Fannie returned to the North to live with her mother. Fannie was apparently pregnant with her second child at that time, because she wrote that her mother gave her "unceasing care," and "during this troubled time a little babe was born to me, who only just opened its dark eyes upon the troubled face of its mother to chose them forever."

While living at her parents' home, Fannie received a letter from her husband, inside which he enclosed a tiny Confederate flag that she kept in her prayer book. Her neighbors demanded that she destroy the flag. Instead she pasted the flag on her "naked flesh just over my heart."
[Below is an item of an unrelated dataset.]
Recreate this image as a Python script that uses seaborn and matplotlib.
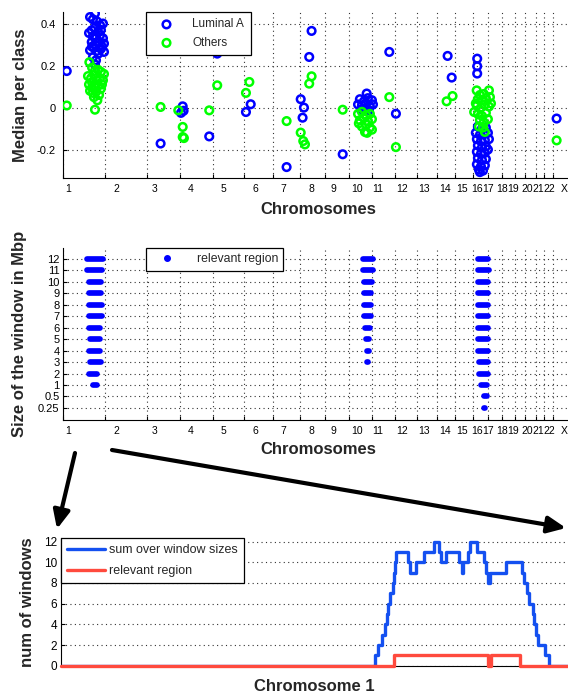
import numpy as np
import pandas as pd
import matplotlib
matplotlib.use("Agg")
import matplotlib.pyplot as plt
import seaborn as sns
from matplotlib.patches import FancyArrowPatch
from matplotlib.lines import Line2D
from matplotlib.ticker import FixedLocator, NullFormatter, FixedFormatter

# ---------------- data ----------------
chrom_names = ['1', '2', '3', '4', '5', '6', '7', '8', '9', '10', '11', '12', '13',
               '14', '15', '16', '17', '18', '19', '20', '21', '22', 'X']
chrom_len = [249.25, 243.20, 198.02, 191.15, 180.92, 171.12, 159.14, 146.36, 141.21,
             135.53, 135.01, 133.85, 115.17, 107.35, 102.53, 90.35, 81.20, 78.08,
             59.13, 63.03, 48.13, 51.30, 155.27]
chrom_label_pos = [29, 312, 541, 753, 941, 1129, 1294, 1464, 1588, 1729, 1852, 1993,
                   2123, 2246, 2346, 2434, 2499, 2581, 2646, 2728, 2793, 2858, 2946]

# Median per class (genome position in Mbp, median value)
lumA_pos = [22, 907, 574, 704, 709, 694, 860, 1076, 1104, 1315, 1462, 1448, 1398, 1417,
            1409, 1645, 1919, 1958, 2262, 2286, 2903,
            188, 159, 176, 200, 218, 235, 169, 188, 206, 223, 153, 176, 194, 218, 235,
            169, 188, 212, 241, 159, 182, 208, 223, 241, 176, 194, 188, 171, 200, 229,
            1786, 1746, 1770, 1793, 1817, 1735, 1758, 1782, 1805, 1823, 1752, 1776, 1799,
            2436, 2436, 2436,
            2440, 2464, 2487, 2428, 2452, 2475, 2499, 2434, 2458, 2481, 2505, 2440, 2464,
            2487, 2434, 2458, 2481, 2499, 2440, 2464, 2487, 2434, 2458, 2481, 2452, 2470,
            2446]
lumA_med = [0.174, 0.257, -0.171, 0.006, -0.015, -0.025, -0.137, -0.021, 0.016, -0.283,
            0.365, 0.241, 0.040, 0.000, -0.048, -0.222, 0.265, -0.029, 0.246, 0.143, -0.052,
            0.448, 0.431, 0.42, 0.41, 0.392, 0.40, 0.368, 0.38, 0.36, 0.37, 0.355, 0.34,
            0.33, 0.345, 0.33, 0.312, 0.30, 0.31, 0.305, 0.273, 0.285, 0.257, 0.28, 0.265,
            0.24, 0.225, 0.205, 0.29, 0.27, 0.29,
            0.067, 0.04, 0.03, 0.045, 0.035, 0.015, 0.01, 0.02, 0.005, 0.015, -0.01,
            -0.005, -0.012,
            0.233, 0.197, 0.162,
            -0.09, -0.10, -0.095, -0.12, -0.13, -0.125, -0.12, -0.15, -0.16, -0.155, -0.15,
            -0.18, -0.19, -0.185, -0.21, -0.22, -0.215, -0.20, -0.24, -0.25, -0.245, -0.27,
            -0.28, -0.275, -0.307, -0.30, -0.295]
others_pos = [22, 574, 678, 704, 704, 711, 860, 907, 1076, 1096, 1315, 1462, 1448, 1398,
              1413, 1423, 1645, 1919, 1958, 2256, 2291, 2903,
              155, 171, 188, 206, 223, 241, 147, 165, 182, 200, 218, 235, 153, 171, 188,
              206, 223, 159, 176, 194, 212, 202, 182, 188, 171, 229,
              1735, 1758, 1782, 1805, 1746, 1770, 1793, 1817, 1758, 1782, 1805, 1776, 1817,
              1740, 1788,
              2433, 2505, 2452, 2475, 2440, 2464, 2487, 2511, 2418, 2434, 2458, 2481, 2505,
              2440, 2464, 2487, 2452, 2475, 2499, 2446, 2470, 2481, 2428, 2517]
others_med = [0.010, 0.003, -0.013, -0.092, -0.140, -0.145, -0.013, 0.106, 0.070, 0.122,
              -0.064, 0.149, 0.114, -0.119, -0.159, -0.175, -0.010, 0.050, -0.188, 0.030,
              0.055, -0.156,
              0.216, 0.19, 0.175, 0.18, 0.17, 0.16, 0.15, 0.14, 0.155, 0.13, 0.14, 0.13,
              0.11, 0.12, 0.10, 0.105, 0.09, 0.08, 0.07, 0.075, 0.06, 0.035, 0.05, -0.01,
              0.095, 0.11,
              -0.03, -0.02, -0.035, -0.03, -0.06, -0.05, -0.065, -0.055, -0.09, -0.08,
              -0.095, -0.116, -0.105, -0.075, -0.12,
              0.082, 0.082, 0.06, 0.065, 0.04, 0.035, 0.045, 0.05, -0.021, 0.01, 0.0, 0.015,
              0.005, -0.03, -0.04, -0.025, -0.06, -0.07, -0.055, -0.09, -0.095, -0.116,
              0.02, 0.02]

# Relevant regions per window size (start / end in Mbp)
window_labels = ['0.25', '0.5', '1', '2', '3', '4', '5', '6', '7', '8', '9', '10', '11', '12']
reg1_rows = ['1', '2', '3', '4', '5', '6', '7', '8', '9', '10', '11', '12']
reg1_start = [178, 150, 158, 150, 158, 150, 150, 150, 150, 150, 144, 144]
reg1_end = [199, 199, 222, 219, 219, 219, 232, 232, 226, 226, 232, 238]
reg10_rows = ['1', '2', '3', '4', '5', '6', '7', '8', '9', '10', '11', '12']
reg10_start = [1791, 1791, 1785, 1785, 1781, 1775, 1772, 1768, 1768, 1768, 1762, 1762]
reg10_end = [1795, 1795, 1795, 1801, 1801, 1807, 1811, 1811, 1811, 1816, 1821, 1821]
reg16_rows = ['0.25', '0.5', '1', '2', '3', '4', '5', '6', '7', '8', '9', '10', '11', '12']
reg16_start = [2478, 2478, 2458, 2448, 2444, 2442, 2442, 2442, 2442, 2442, 2442, 2442, 2438, 2438]
reg16_end = [2481, 2493, 2493, 2497, 2497, 2501, 2501, 2501, 2501, 2501, 2501, 2501, 2507, 2501]

# Chromosome 1 detail (position in Mbp, number of windows, step-post)
sum_pos = [0, 154.2, 155.8, 157.5, 159.1, 160.0, 160.8, 161.6, 162.9, 163.7, 164.0, 164.5,
           170.6, 171.4, 174.4, 178.4, 183.3, 185.7, 186.6, 189.1, 195.6, 196.8, 197.6,
           199.8, 200.9, 204.2, 207.8, 208.7, 209.9, 210.7, 218.6, 226.3, 227.2, 228.9,
           229.9, 231.6, 232.3, 233.3, 234.3, 237.7, 239.7, 249.0]
sum_val = [0, 1, 2, 3, 4, 5, 6, 7, 8, 9, 10, 11,
           10, 9, 10, 11, 12, 11, 10, 11, 10, 9, 10,
           11, 12, 11, 10, 9, 8, 9, 10, 9, 8, 7,
           6, 5, 4, 3, 2, 1, 0, 0]
rel_pos = [0, 163.6, 209.9, 211.2, 225.4, 249.0]
rel_val = [0, 1, 0, 1, 0, 0]

# ---------------- style ----------------
sns.set_theme(style="white")
plt.rcParams['font.family'] = ['Liberation Sans', 'DejaVu Sans']

BLUE = '#0000ff'
GREEN = '#00ff00'
GRID = dict(color='0.2', linestyle=(0, (1, 3)), linewidth=0.8)

fig = plt.figure(figsize=(5.68, 6.94), dpi=100)
fig.patch.set_facecolor('white')

boundaries = np.concatenate([[0], np.cumsum(chrom_len)])


def style_axes(ax):
    for s in ['top', 'right']:
        ax.spines[s].set_visible(False)
    for s in ['left', 'bottom']:
        ax.spines[s].set_color('black')
        ax.spines[s].set_linewidth(0.8)
    ax.tick_params(axis='both', which='major', direction='in', length=3, width=0.8,
                   colors='black', labelsize=8, bottom=True, left=True)


def chrom_xaxis(ax):
    ax.set_xlim(0, 2970)
    ax.xaxis.set_major_locator(FixedLocator(boundaries))
    ax.xaxis.set_major_formatter(NullFormatter())
    ax.xaxis.set_minor_locator(FixedLocator(chrom_label_pos))
    ax.xaxis.set_minor_formatter(FixedFormatter(chrom_names))
    ax.tick_params(axis='x', which='minor', length=0, labelsize=7.5, pad=4.5,
                   bottom=True, colors='black')
    ax.grid(True, which='major', axis='both', **GRID)


def legend_frame(leg):
    fr = leg.get_frame()
    fr.set_edgecolor('black')
    fr.set_linewidth(0.9)
    fr.set_alpha(1)


# ---------------- top panel ----------------
ax1 = fig.add_axes([63 / 568, 1 - 178 / 694, 505 / 568, 166 / 694])
dfA = pd.DataFrame({'pos': lumA_pos, 'median': lumA_med})
dfO = pd.DataFrame({'pos': others_pos, 'median': others_med})
sns.scatterplot(data=dfA, x='pos', y='median', ax=ax1, color=BLUE, facecolor='none',
                edgecolor=BLUE, linewidth=1.8, s=30, label='Luminal A', zorder=3)
sns.scatterplot(data=dfO, x='pos', y='median', ax=ax1, color=GREEN, facecolor='none',
                edgecolor=GREEN, linewidth=1.8, s=30, label='Others', zorder=3)
style_axes(ax1)
chrom_xaxis(ax1)
ax1.set_ylim(-0.335, 0.455)
ax1.yaxis.set_major_locator(FixedLocator([-0.2, 0, 0.2, 0.4]))
ax1.yaxis.set_major_formatter(FixedFormatter(['-0.2', '0', '0.2', '0.4']))
ax1.tick_params(axis='y', pad=5)
ax1.set_xlabel('Chromosomes', fontsize=12, fontweight='bold', va='center')
ax1.xaxis.set_label_coords(0.505, -0.19)
ax1.set_ylabel('Median per class', fontsize=12, fontweight='bold', va='center')
ax1.yaxis.set_label_coords(-0.085, 0.5)
leg1 = ax1.legend(loc='upper left', bbox_to_anchor=(0.164, 1.0), fancybox=False,
                  framealpha=1, fontsize=8.5, borderpad=0.55, handlelength=2.4,
                  handletextpad=1.0, labelspacing=0.55, borderaxespad=0, scatterpoints=1)
legend_frame(leg1)

# ---------------- middle panel ----------------
ax2 = fig.add_axes([63 / 568, 1 - 420 / 694, 505 / 568, 172 / 694])
row_index = {lab: i for i, lab in enumerate(window_labels)}
for rows, starts, ends in [(reg1_rows, reg1_start, reg1_end),
                           (reg10_rows, reg10_start, reg10_end),
                           (reg16_rows, reg16_start, reg16_end)]:
    lc = ax2.hlines([row_index[r] for r in rows], starts, ends, colors=BLUE,
                    linewidth=4.1, zorder=3)
    lc.set_capstyle('round')
style_axes(ax2)
chrom_xaxis(ax2)
ax2.set_ylim(-1.05, 13.95)
ax2.yaxis.set_major_locator(FixedLocator(list(range(len(window_labels)))))
ax2.yaxis.set_major_formatter(FixedFormatter(window_labels))
ax2.tick_params(axis='y', pad=2.5, labelsize=8)
ax2.set_xlabel('Chromosomes', fontsize=12, fontweight='bold', va='center')
ax2.xaxis.set_label_coords(0.505, -0.1715)
ax2.set_ylabel('Size of the window in Mbp', fontsize=12, fontweight='bold', va='center')
ax2.yaxis.set_label_coords(-0.087, 0.5)
h2 = Line2D([], [], marker='o', linestyle='none', color=BLUE, markersize=4)
leg2 = ax2.legend([h2], ['relevant region'], loc='upper left', bbox_to_anchor=(0.164, 1.0),
                  fancybox=False, framealpha=1, fontsize=8.8, borderpad=0.45,
                  handlelength=2.6, handletextpad=1.1, borderaxespad=0)
legend_frame(leg2)

# ---------------- bottom panel ----------------
ax3 = fig.add_axes([61 / 568, 1 - 665.7 / 694, 1 - 61 / 568, 127.7 / 694])
sns.lineplot(x=sum_pos, y=sum_val, ax=ax3, color='#1450f0', linewidth=2.4,
             drawstyle='steps-post', estimator=None, sort=False,
             label='sum over window sizes', zorder=3)
sns.lineplot(x=rel_pos, y=rel_val, ax=ax3, color='#ff4a3d', linewidth=2.4,
             drawstyle='steps-post', estimator=None, sort=False,
             label='relevant region', zorder=4, clip_on=False)
style_axes(ax3)
ax3.set_xlim(0, 249)
ax3.set_ylim(0, 12.35)
ax3.xaxis.set_major_locator(FixedLocator([]))
ax3.yaxis.set_major_locator(FixedLocator([0, 2, 4, 6, 8, 10, 12]))
ax3.yaxis.set_major_formatter(FixedFormatter(['0', '2', '4', '6', '8', '10', '12']))
ax3.tick_params(axis='y', pad=3, labelsize=8.5)
ax3.grid(True, axis='y', **GRID)
ax3.set_xlabel('Chromosome 1', fontsize=12, fontweight='bold', va='center')
ax3.xaxis.set_label_coords(0.50, -0.159)
ax3.set_ylabel('num of windows', fontsize=12, fontweight='bold', va='center')
ax3.yaxis.set_label_coords(-0.067, 0.5)
leg3 = ax3.legend(loc='upper left', bbox_to_anchor=(0.0, 1.0), fancybox=False,
                  framealpha=1, fontsize=9, borderpad=0.5, handlelength=3.0,
                  handletextpad=0.35, labelspacing=0.7, borderaxespad=0)
legend_frame(leg3)

# ---------------- arrows ----------------
def px(x, y):
    return (x / 568, 1 - y / 694)

for a, b in [(px(75, 453), px(57, 529)), (px(112, 450), px(566, 528))]:
    arr = FancyArrowPatch(a, b, transform=fig.transFigure,
                          arrowstyle='-|>,head_length=1.1,head_width=0.5',
                          mutation_scale=10, linewidth=3, color='black',
                          shrinkA=0, shrinkB=0)
    fig.add_artist(arr)

fig.savefig('out.png', dpi=100)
Fannie took her son, and with the help of her family and friends, made her way to Virginia where she was reunited with her husband. Throughout the remainder of the war, Fannie worked as a nurse in Virginia, Georgia and Alabama.

In Richmond, she wrote:
Scattered all over the city in many a shady nook were cozy, pleasant retreats, where wounded or sick soldiers were gladly welcomed—private hospitals presided over by ladies, sustained by their constant attention. One lady generally had direction of the affairs of one particular hospital, assisted by others whose duties lay just there, and who devoted each in turn on successive days their entire care and attention to this labor of love.
At first she assisted in a private hospital maintained by some Richmond ladies, who sent in all the food required. In a few weeks she was appointed matron-in-charge of the Second Alabama Hospital.

Soon after she began her regular duties, the sick and wounded began to pour in, and from this time forward she was constantly employed till within a few weeks of the battle of Shiloh.
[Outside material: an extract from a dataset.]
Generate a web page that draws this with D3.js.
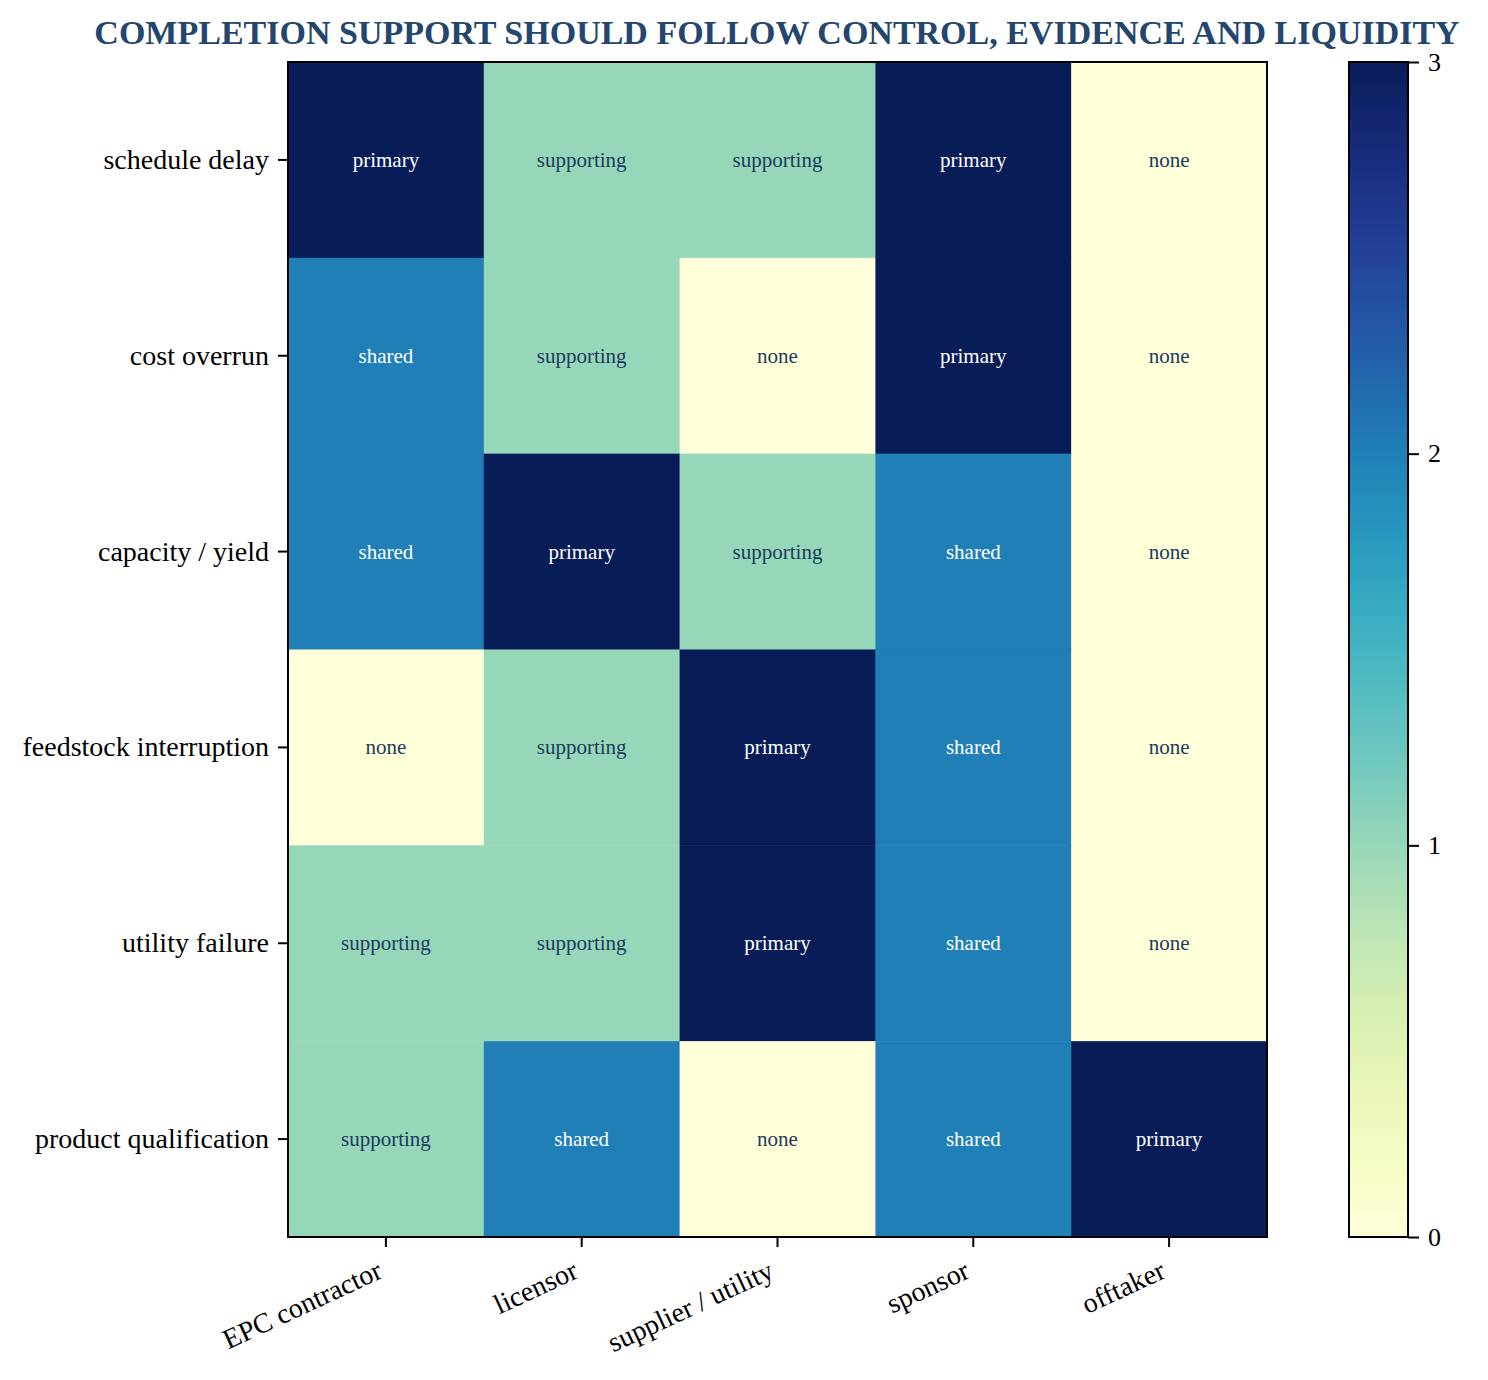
<!DOCTYPE html>
<html>
<head>
<script src="https://d3js.org/d3.v7.min.js"></script>
<style>
  body { margin: 0; background: #fff; }
  svg { font-family: "Liberation Serif", "DejaVu Serif", serif; }
</style>
</head>
<body>
<div id="chart"></div>
<script>
// risk rows, counterparty columns, support level per cell
var risks = ["schedule delay", "cost overrun", "capacity / yield",
             "feedstock interruption", "utility failure", "product qualification"];
var parties = ["EPC contractor", "licensor", "supplier / utility", "sponsor", "offtaker"];
var levelNames = ["none", "supporting", "shared", "primary"];

var scheduleDelay = [3, 1, 1, 3, 0];
var costOverrun = [2, 1, 0, 3, 0];
var capacityYield = [2, 3, 1, 2, 0];
var feedstockInterruption = [0, 1, 3, 2, 0];
var utilityFailure = [1, 1, 3, 2, 0];
var productQualification = [1, 2, 0, 2, 3];

var colorTicks = [0, 1, 2, 3];

var matrix = [scheduleDelay, costOverrun, capacityYield,
              feedstockInterruption, utilityFailure, productQualification];

var cells = [];
matrix.forEach(function (row, i) {
  row.forEach(function (v, j) {
    cells.push({ risk: risks[i], party: parties[j], value: v });
  });
});

var width = 1488, height = 1380;
var plotL = 288, plotR = 1267, plotT = 62, plotB = 1237;

var svg = d3.select("#chart").append("svg")
  .attr("width", width)
  .attr("height", height);

var x = d3.scaleBand().domain(parties).range([plotL, plotR]);
var y = d3.scaleBand().domain(risks).range([plotT, plotB]);
var color = d3.scaleSequential(d3.interpolateYlGnBu).domain([0, 3]);

// title
svg.append("text")
  .attr("x", 777)
  .attr("y", 44)
  .attr("text-anchor", "middle")
  .style("font-size", "34px")
  .style("font-weight", "bold")
  .style("fill", "#24466e")
  .text("COMPLETION SUPPORT SHOULD FOLLOW CONTROL, EVIDENCE AND LIQUIDITY");

// cells
svg.append("g").selectAll("rect")
  .data(cells)
  .enter().append("rect")
  .attr("x", function (d) { return x(d.party); })
  .attr("y", function (d) { return y(d.risk); })
  .attr("width", x.bandwidth() + 0.5)
  .attr("height", y.bandwidth() + 0.5)
  .attr("fill", function (d) { return color(d.value); });

svg.append("g").selectAll("text")
  .data(cells)
  .enter().append("text")
  .attr("x", function (d) { return x(d.party) + x.bandwidth() / 2; })
  .attr("y", function (d) { return y(d.risk) + y.bandwidth() / 2; })
  .attr("dy", "0.33em")
  .attr("text-anchor", "middle")
  .style("font-size", "21px")
  .style("fill", function (d) { return d.value >= 2 ? "#ffffff" : "#1d3a5e"; })
  .text(function (d) { return levelNames[d.value]; });

// frame
svg.append("rect")
  .attr("x", plotL).attr("y", plotT)
  .attr("width", plotR - plotL).attr("height", plotB - plotT)
  .attr("fill", "none")
  .attr("stroke", "#000")
  .attr("stroke-width", 2);

// axes
var xAxis = svg.append("g")
  .attr("transform", "translate(0," + plotB + ")")
  .call(d3.axisBottom(x).tickSize(10));
xAxis.select(".domain").remove();
xAxis.selectAll("line").attr("stroke-width", 2);
xAxis.selectAll("text")
  .style("font-size", "28px")
  .style("font-family", "Liberation Serif")
  .attr("text-anchor", "end")
  .attr("x", 0).attr("y", 0).attr("dy", 0)
  .attr("transform", "translate(-2,40) rotate(-25)");

var yAxis = svg.append("g")
  .attr("transform", "translate(" + plotL + ",0)")
  .call(d3.axisLeft(y).tickSize(10).tickPadding(9));
yAxis.select(".domain").remove();
yAxis.selectAll("line").attr("stroke-width", 2);
yAxis.selectAll("text")
  .style("font-size", "28px")
  .style("font-family", "Liberation Serif");

// colorbar
var cbLeft = 1349, cbWidth = 59;
var defs = svg.append("defs");
var grad = defs.append("linearGradient")
  .attr("id", "cbgrad")
  .attr("x1", "0").attr("y1", "1").attr("x2", "0").attr("y2", "0");
d3.range(0, 1.0001, 0.05).forEach(function (t) {
  grad.append("stop")
    .attr("offset", t)
    .attr("stop-color", color(t * 3));
});

var cbScale = d3.scaleLinear().domain([0, 3]).range([plotB, plotT]);

svg.append("rect")
  .attr("x", cbLeft).attr("y", plotT)
  .attr("width", cbWidth).attr("height", plotB - plotT)
  .attr("fill", "url(#cbgrad)")
  .attr("stroke", "#000")
  .attr("stroke-width", 2);

var cbAxis = svg.append("g")
  .attr("transform", "translate(" + (cbLeft + cbWidth) + ",0)")
  .call(d3.axisRight(cbScale).tickValues(colorTicks).tickFormat(d3.format("d")).tickSize(11).tickPadding(9));
cbAxis.select(".domain").remove();
cbAxis.selectAll("line").attr("stroke-width", 2);
cbAxis.selectAll("text")
  .style("font-size", "26px")
  .style("font-family", "Liberation Serif");
</script>
</body>
</html>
After her husband's command was sent to Tennessee in 1862, she left Richmond, and for a few weeks visited her husband's relatives in Alabama.

A Confederate army surgeon, Dr. William McAllister, was establishing a field hospital at Gainesville, Alabama, to treat the wounded of the Battle of Shiloh. He put a notice in the newspaper asking for a women to serve as matron, and Fannie Beers volunteered immediately.

Dr. McAllister later wrote:
She said she desired to do something while her husband was at the front defending our Southern homes. I soon found what she lacked in age and experience was made up in patriotism, devotion to the Southern cause, constant vigilance and tenderness in nursing the Confederate sick and wounded.

She remained as hospital matron at Gainesville, Alabama; Ringgold, Georgia; Newnan, Georgia; and Port Valley, Georgia, embracing a period of nearly three years. She was at the time chief matron, sometimes supervising more than one thousand beds filled with sick and wounded. Through heat and cold, night and day, she was incessant in her attentions and watchfulness over the Confederate sick and wounded.
In July 1864, while at Newnan, Georgia, Fannie remained with the wounded while the surgeon and every other able-bodied man successfully defended the town from Union attack. Fannie cared for the wounded of both armies and 1000 Federal prisoners. Newnan was home to seven field hospitals.

While Atlanta was being shelled, she took boxes of provisions to her husband and his comrades in the trenches. While at Fort Valley, her courage and patriotism were put to the severest test in an epidemic of smallpox. When all who could left, she remained and nursed the Confederate soldiers.
IMAGE: Aftermath
By Martin Pate
This painting shows Civil War nurse Fannie Beers at Brown's Mill battlefield in Coweta County, Georgia during the Atlanta Campaign. The scene is described in Beers' journal, Memories.